If any child in your pod holds an Education, Health and Care Plan (EHCP), the legal picture changes. Under the Education and Skills Act 2008, providing full-time education to just one child with an EHCP triggers independent school registration — regardless of how many children attend overall.

In practice, pods that include SEND learners typically operate part-time, with parents covering core literacy and numeracy at home and the pod handling enrichment, socialisation, and project-based activities. Getting the legal structure right from the start matters far more than any specific station design.

The England Micro-School & Pod Kit covers the EHCP threshold in detail alongside operational templates — parent agreements, safeguarding policies, and risk assessments — that make a pod legally defensible.

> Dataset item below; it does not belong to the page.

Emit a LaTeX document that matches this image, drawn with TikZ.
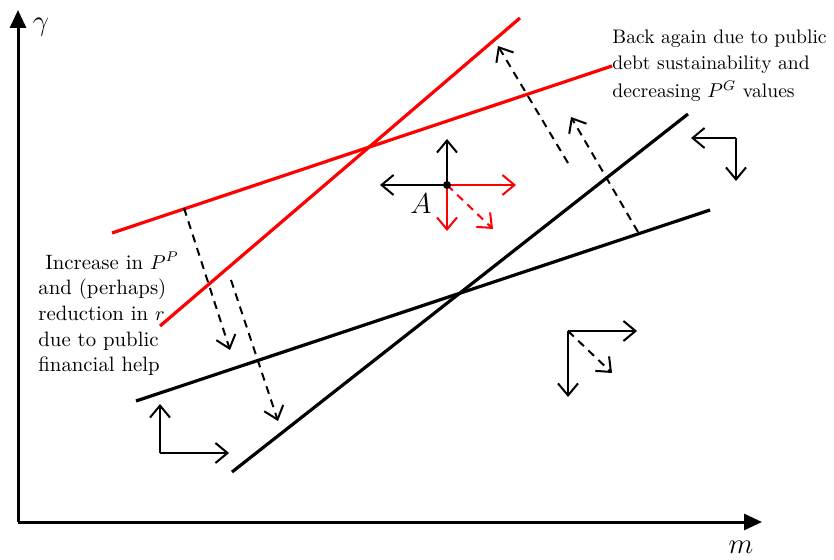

How Many Stations Should You Run?

A useful rule: plan for one fewer station than the number of children in your pod. Four children, three stations — one at the direct instruction station with the facilitator, two rotating between independent activities. Six children, four stations — two at direct instruction, four rotating.

Beyond four stations in a single-facilitator pod, the transition logistics start to cost more time than the stations save. Keep it simple: three well-prepared stations deliver more than five poorly resourced ones.

Start with one rotation cycle per session. Once the routine is established — usually after two to three weeks — children manage transitions independently and you can add complexity. A pod that runs smoothly with three stations is doing considerably more structured learning than one that attempts five and spends half the session managing behaviour and confusion.

Learning stations are not a magic solution to mixed-age teaching, but they are the most practical structure available to a small England pod without unlimited staff. The preparation is front-loaded: once the tubs are built and the routine is established, mornings become predictable, which is exactly what both children and facilitators need.